**** Supplied data

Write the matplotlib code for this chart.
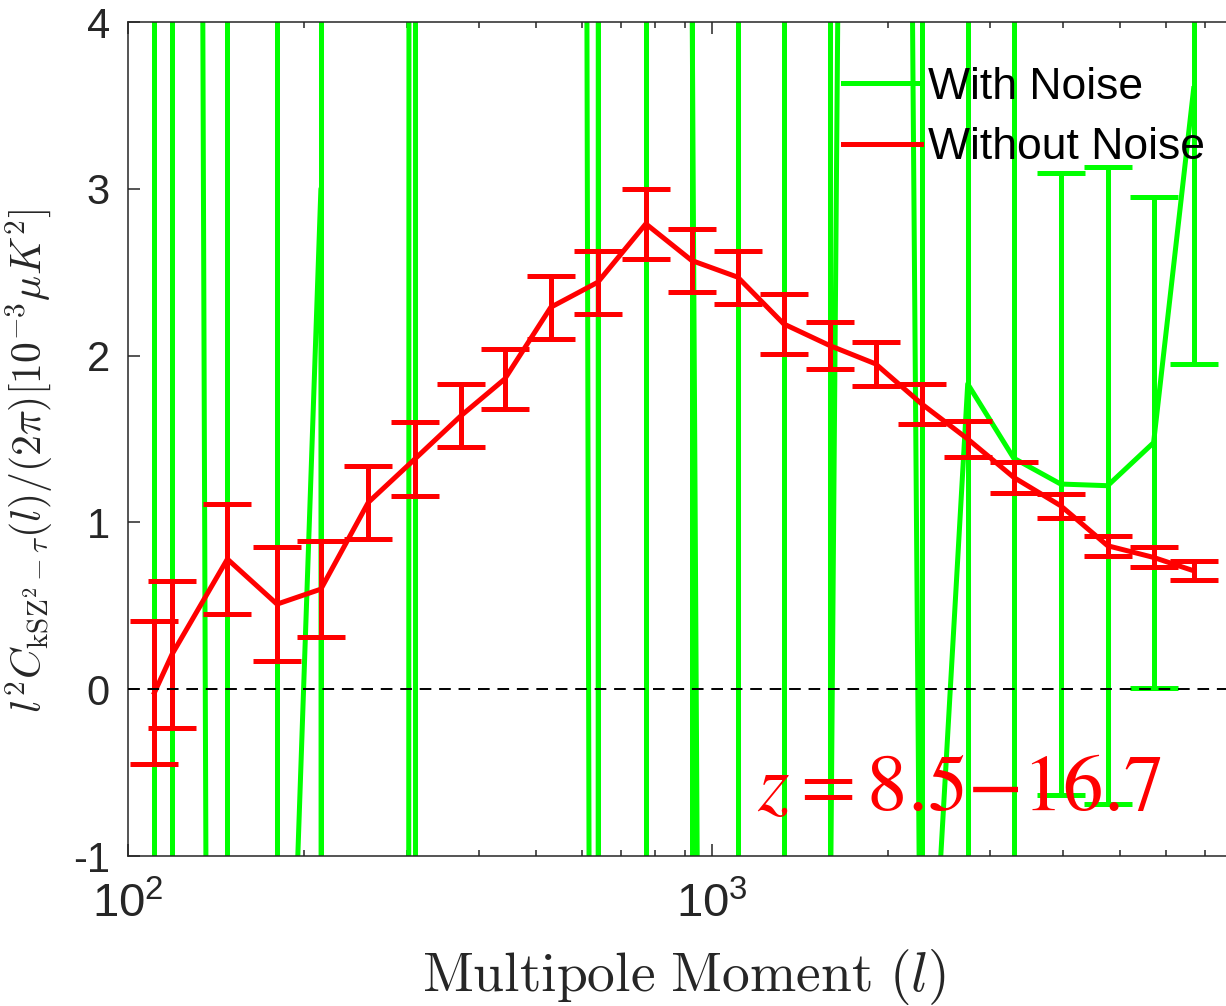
import numpy as np
import matplotlib.pyplot as plt
from matplotlib.lines import Line2D

# multipole bins
ell = [111, 119, 148, 180, 214, 258, 310, 372, 442, 530, 638, 771,
       924, 1108, 1328, 1593, 1909, 2289, 2744, 3290, 3959, 4765, 5712, 6690]

# without noise
red = [-0.02, 0.21, 0.78, 0.51, 0.60, 1.12, 1.38, 1.64, 1.86, 2.29, 2.44, 2.79,
       2.57, 2.47, 2.19, 2.06, 1.95, 1.71, 1.50, 1.27, 1.10, 0.86, 0.79, 0.71]
red_err = [0.43, 0.44, 0.33, 0.34, 0.29, 0.22, 0.22, 0.19, 0.18, 0.19, 0.19, 0.21,
           0.19, 0.16, 0.18, 0.14, 0.13, 0.12, 0.11, 0.095, 0.073, 0.061, 0.06, 0.058]

# with noise (mostly far off scale)
green = [20, 54, -36, -4.6, 3.0, -1000, 150, 80, 60, 90, -22, 3000,
         4.5, -42, -60, -1.8, 32, -3.0, 1.83, 1.385, 1.23, 1.22, 1.478, 3.6]
green_err = [30, 60, 45, 10, 6, 500, 200, 40, 30, 40, 40, 3100,
             10, 50, 70, 10, 20, 12, 8, 7, 1.865, 1.91, 1.47, 1.65]

yticks = [-1, 0, 1, 2, 3, 4]
ytick_labels = ['-1', '0', '1', '2', '3', '4']
xticks = [100, 1000]
xtick_labels = [r'$\mathregular{10^{2}}$', r'$\mathregular{10^{3}}$']

plt.rcParams['font.family'] = ['Liberation Sans', 'DejaVu Sans']

W, H = 1226, 1006
fig = plt.figure(figsize=(W / 100, H / 100), dpi=100)
ax = fig.add_axes([128 / W, 150 / H, 1111 / W, 834 / H])

lime = (0, 1, 0)
lw = 3.6
ax.errorbar(ell, green, yerr=green_err, color=lime, lw=lw, elinewidth=lw,
            capsize=17.5, capthick=lw, zorder=2)
ax.errorbar(ell, red, yerr=red_err, color='red', lw=lw, elinewidth=lw,
            capsize=17.5, capthick=lw, zorder=3)
ax.axhline(0, color='k', lw=1.4, ls=(0, (6, 4)), zorder=4)

ax.set_xscale('log')
ax.set_yticks(yticks)
ax.set_yticklabels(ytick_labels)
ax.set_xticks(xticks)
ax.set_xticklabels(xtick_labels)
ax.set_xticks([k * d for d in (100, 1000) for k in range(2, 10)], minor=True)
ax.set_xticklabels([], minor=True)
ax.set_xlim(100, 8000)
ax.set_ylim(-1, 4)

grey = '#262626'
for s in ax.spines.values():
    s.set_color(grey)
    s.set_linewidth(1.1)
ax.tick_params(which='both', direction='in', top=True, right=False, color=grey,
               width=1.1, labelcolor=grey)
ax.tick_params(which='major', length=8.6)
ax.tick_params(which='minor', length=4.3)
ax.tick_params(axis='y', labelsize=30, pad=13)
ax.tick_params(axis='x', labelsize=34, pad=19)

ax.set_xlabel(r'$\mathrm{Multipole\ Moment}\ (l)$', fontsize=40,
              math_fontfamily='cm', color=grey, labelpad=14)
ax.set_ylabel(r'$l^2C_{\mathrm{kSZ}^2-\tau}(l)/(2\pi)[10^{-3}\mu K^2]$',
              fontsize=30, math_fontfamily='cm', color=grey)
ax.yaxis.set_label_coords(-0.066, 0.474)

fig.text(757 / W, 1 - 810 / H, r'$z = 8.5{-}16.7$', color='red',
         fontsize=58, math_fontfamily='stix', ha='left', va='baseline')

handles = [Line2D([], [], color=lime, lw=lw), Line2D([], [], color='red', lw=lw)]
ax.legend(handles, ['With Noise', 'Without Noise'], loc='upper left',
          bbox_to_anchor=(843 / W, 1 - 67 / H), bbox_transform=fig.transFigure,
          frameon=False, fontsize=32, handlelength=1.76, handletextpad=0.16,
          borderpad=0, borderaxespad=0, labelspacing=0.43)

fig.savefig('out.png', dpi=100)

********

Exercise: Nothing but a number is needed here: how many lines hold the string "matplotlib"?

Written reply: 3